**SET EXERCISE:**
Retype every line from the start of the data down to and including the line with "const KING_RECENT = [30, 32.5, 31, 29];". Skip the pictures.

**DATA BLOCK:**
# # # # #

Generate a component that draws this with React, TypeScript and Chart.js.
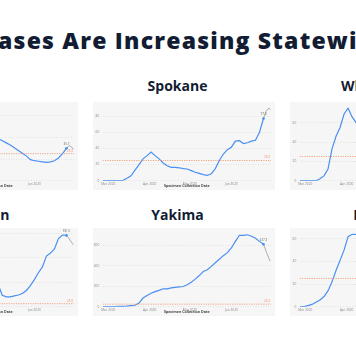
import React, { useEffect, useRef } from "react";
import { Chart, registerables } from "chart.js";
Chart.register(...registerables);

const MAIN_TITLE = "Cases Are Increasing Statewide";
const X_TITLE = "Specimen Collection Date";
const MONTH_TICK_DAYS = [0, 31, 61, 92];
const MONTH_LABELS = ["Mar 2020", "Apr 2020", "May 2020", "Jun 2020"];
const THRESHOLD = 25;
const THRESHOLD_LABEL = "25.0";

// days since 1 Mar 2020
const DAYS = [-4, -1, 2, 5, 8, 11, 14, 17, 20, 23, 26, 29, 32, 35, 38, 41, 44, 47, 50, 53, 56, 59, 62, 65, 68, 71, 74, 77, 80, 83, 86, 89, 92, 95, 98, 101, 104, 107, 110, 113, 116];
const RECENT_DAYS = [116, 118, 120, 121];

const KING = [0, 1, 3, 6, 11, 18, 27, 36, 45, 53, 59, 63, 64, 62, 60, 58, 56, 54, 52, 50, 47, 45, 42, 39, 37, 35, 33, 30.5, 28, 25.5, 23, 19.5, 18.5, 18, 17.5, 17, 17.5, 18.5, 21, 25, 30];
const KING_RECENT = [30, 32.5, 31, 29];

const SPOKANE = [0, 0, 0, 0, 0, 0.5, 3, 6, 13, 20, 27, 31, 35.5, 31, 27, 22, 18.5, 16.5, 16.5, 16, 15, 14.5, 12.5, 10.5, 9, 7.5, 6.5, 8.5, 15, 25, 33, 38.5, 41.5, 49, 49.5, 46, 47, 49, 50, 60, 77];
const SPOKANE_RECENT = [77, 86, 90, 88];

const WHATCOM = [0, 0, 0, 0, 0, 2, 5, 12, 33, 46, 55, 69, 75, 66, 60, 55, 51, 47, 43, 39, 35, 31, 28, 25, 22, 20, 18, 16, 14, 12, 11, 10, 9, 9, 10, 11, 12, 13, 15, 17, 19];
const WHATCOM_RECENT = [19, 21, 20, 19];

const FRANKLIN = [0, 0, 0, 1, 2, 5, 10, 20, 40, 70, 100, 130, 160, 190, 215, 235, 250, 260, 255, 245, 230, 215, 200, 182, 95, 82, 82, 90, 97, 110, 135, 175, 225, 282, 330, 420, 445, 480, 565, 595, 592];
const FRANKLIN_RECENT = [592, 565, 530, 515];

const YAKIMA = [0, 0, 1, 2, 3, 4, 6, 10, 14, 35, 85, 110, 132, 148, 160, 176, 175, 185, 190, 194, 198, 215, 240, 270, 305, 345, 362, 395, 430, 465, 500, 530, 575, 640, 700, 698, 705, 690, 670, 640, 612];
const YAKIMA_RECENT = [612, 540, 475, 445];

const ISLAND = [0, 0, 1, 2, 4, 6, 9, 14, 22, 32, 41, 50, 62, 64, 64, 62, 58, 53, 47, 41, 35, 29, 24, 19, 15, 12, 10, 8, 7, 6, 6, 5, 5, 6, 7, 8, 9, 10, 11, 12, 13];
const ISLAND_RECENT = [13, 14, 14, 13];

const COUNTIES = ["King", "Spokane", "Whatcom", "Franklin", "Yakima", "Island"];
const SERIES = [KING, SPOKANE, WHATCOM, FRANKLIN, YAKIMA, ISLAND];
const RECENT = [KING_RECENT, SPOKANE_RECENT, WHATCOM_RECENT, FRANKLIN_RECENT, YAKIMA_RECENT, ISLAND_RECENT];
const LAST_LABELS = ["35.7", "77.0", "19.4", "591.5", "617.3", "12.8"];
const Y_MAX = [68, 91, 76, 610, 720, 65];
const Y_STEP = [20, 20, 20, 200, 200, 20];

const BLUE = "#4a8ff2";
const ORANGE = "#ef8c5e";
const GREY_LINE = "#9a9a9a";
const PANEL_BG = "#f6f6f7";
const FONT = "'Open Sans', 'Noto Sans', sans-serif";

const COL_LEFT = [-104, 93, 290];
const ROW_TOP = [102, 228];
const TITLE_TOP = [79.3, 208.3];
const PANEL_W = 182;
const PANEL_H = 88;

const labelPlugin = {
  id: "panelLabels",
  afterDatasetsDraw(chart: any, _args: any, opts: any) {
    const { ctx, chartArea, scales } = chart;
    const ty = scales.y.getPixelForValue(opts.threshold);
    ctx.save();
    ctx.font = `3px ${FONT}`;
    ctx.fillStyle = ORANGE;
    ctx.textAlign = "right";
    ctx.textBaseline = "bottom";
    ctx.fillText(opts.thresholdLabel, chartArea.right - 1, ty - 1.5);
    const meta = chart.getDatasetMeta(1);
    const last = meta.data[meta.data.length - 1];
    if (last) {
      ctx.fillStyle = "#666";
      ctx.textAlign = "center";
      ctx.fillText(opts.lastLabel, last.x, last.y - 2.5);
    }
    ctx.restore();
  },
};

function Panel({ idx }: { idx: number }) {
  const ref = useRef<HTMLCanvasElement>(null);
  const col = idx % 3;
  const row = Math.floor(idx / 3);
  const left = COL_LEFT[col];
  const top = ROW_TOP[row];

  useEffect(() => {
    const values = SERIES[idx];
    const recent = RECENT[idx];
    const n = values.length;
    const chart = new Chart(ref.current as HTMLCanvasElement, {
      type: "line",
      data: {
        datasets: [
          {
            data: [
              { x: -4.3, y: THRESHOLD },
              { x: 121.6, y: THRESHOLD },
            ],
            borderColor: ORANGE,
            borderWidth: 0.8,
            borderDash: [1.2, 1.2],
            pointRadius: 0,
          },
          {
            data: DAYS.map((d, i) => ({ x: d, y: values[i] })),
            borderColor: BLUE,
            backgroundColor: BLUE,
            borderWidth: 1.2,
            pointRadius: values.map((_, i) => (i === n - 1 ? 1.3 : 0)),
            pointBorderWidth: 0,
            tension: 0,
          },
          {
            data: RECENT_DAYS.map((d, i) => ({ x: d, y: recent[i] })),
            borderColor: GREY_LINE,
            borderWidth: 0.8,
            pointRadius: 0,
            tension: 0,
          },
        ],
      },
      options: {
        animation: false,
        responsive: false,
        devicePixelRatio: 1,
        layout: { padding: { left: 0, right: 3.7, top: 3, bottom: 0 } },
        plugins: {
          legend: { display: false },
          tooltip: { enabled: false },
          panelLabels: {
            threshold: THRESHOLD,
            thresholdLabel: THRESHOLD_LABEL,
            lastLabel: LAST_LABELS[idx],
          },
        } as any,
        scales: {
          x: {
            type: "linear",
            min: -4.3,
            max: 121.6,
            afterBuildTicks: (scale: any) => {
              scale.ticks = MONTH_TICK_DAYS.map((v) => ({ value: v }));
            },
            afterFit: (scale: any) => {
              scale.height = 9.3;
            },
            ticks: {
              autoSkip: false,
              maxRotation: 0,
              padding: 1.8,
              color: "#888",
              font: { size: 3.2, family: FONT },
              callback: (v: any) => {
                const k = MONTH_TICK_DAYS.indexOf(Number(v));
                return k >= 0 ? MONTH_LABELS[k] : "";
              },
            },
            grid: { display: false, drawTicks: false },
            border: { display: false },
            title: {
              display: true,
              text: X_TITLE,
              color: "#444",
              font: { size: 3.6, weight: "bold", family: FONT },
              padding: { top: 0, bottom: 1.4 },
            },
          },
          y: {
            min: 0,
            max: Y_MAX[idx],
            afterFit: (scale: any) => {
              scale.width = 9.5;
            },
            ticks: {
              stepSize: Y_STEP[idx],
              includeBounds: false,
              padding: 3.3,
              color: "#888",
              font: { size: 3.2, family: FONT },
            },
            grid: { color: "#d9d9d9", lineWidth: 0.6, drawTicks: false },
            border: { display: false, dash: [1, 1.5] },
          },
        },
      } as any,
      plugins: [labelPlugin as any],
    });
    return () => chart.destroy();
  }, [idx]);

  return (
    <>
      <div
        style={{
          position: "absolute",
          left: left + 84.5 - 100,
          top: TITLE_TOP[row],
          width: 200,
          textAlign: "center",
          fontFamily: FONT,
          fontWeight: 700,
          fontSize: 14,
          lineHeight: "14px",
          color: "#121c33",
          whiteSpace: "nowrap",
        }}
      >
        {COUNTIES[idx]}
      </div>
      <canvas
        ref={ref}
        width={PANEL_W}
        height={PANEL_H}
        style={{
          position: "absolute",
          left,
          top,
          width: PANEL_W,
          height: PANEL_H,
          background: PANEL_BG,
        }}
      />
    </>
  );
}

export default function App() {
  return (
    <div
      style={{
        position: "absolute",
        left: 0,
        top: 0,
        width: 356,
        height: 364,
        overflow: "hidden",
        background: "#fff",
      }}
    >
      <div
        style={{
          position: "absolute",
          left: 185.5 - 400,
          width: 800,
          top: 28.6,
          textAlign: "center",
          fontFamily: FONT,
          fontWeight: 800,
          fontSize: 23,
          lineHeight: "23px",
          letterSpacing: "1.2px",
          color: "#121c33",
          whiteSpace: "nowrap",
        }}
      >
        {MAIN_TITLE}
      </div>
      {COUNTIES.map((_, i) => (
        <Panel key={i} idx={i} />
      ))}
    </div>
  );
}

# # # # #

**TASK RESULT:**
Generate a component that draws this with React, TypeScript and Chart.js.
import React, { useEffect, useRef } from "react";
import { Chart, registerables } from "chart.js";
Chart.register(...registerables);

const MAIN_TITLE = "Cases Are Increasing Statewide";
const X_TITLE = "Specimen Collection Date";
const MONTH_TICK_DAYS = [0, 31, 61, 92];
const MONTH_LABELS = ["Mar 2020", "Apr 2020", "May 2020", "Jun 2020"];
const THRESHOLD = 25;
const THRESHOLD_LABEL = "25.0";

// days since 1 Mar 2020
const DAYS = [-4, -1, 2, 5, 8, 11, 14, 17, 20, 23, 26, 29, 32, 35, 38, 41, 44, 47, 50, 53, 56, 59, 62, 65, 68, 71, 74, 77, 80, 83, 86, 89, 92, 95, 98, 101, 104, 107, 110, 113, 116];
const RECENT_DAYS = [116, 118, 120, 121];

const KING = [0, 1, 3, 6, 11, 18, 27, 36, 45, 53, 59, 63, 64, 62, 60, 58, 56, 54, 52, 50, 47, 45, 42, 39, 37, 35, 33, 30.5, 28, 25.5, 23, 19.5, 18.5, 18, 17.5, 17, 17.5, 18.5, 21, 25, 30];
const KING_RECENT = [30, 32.5, 31, 29];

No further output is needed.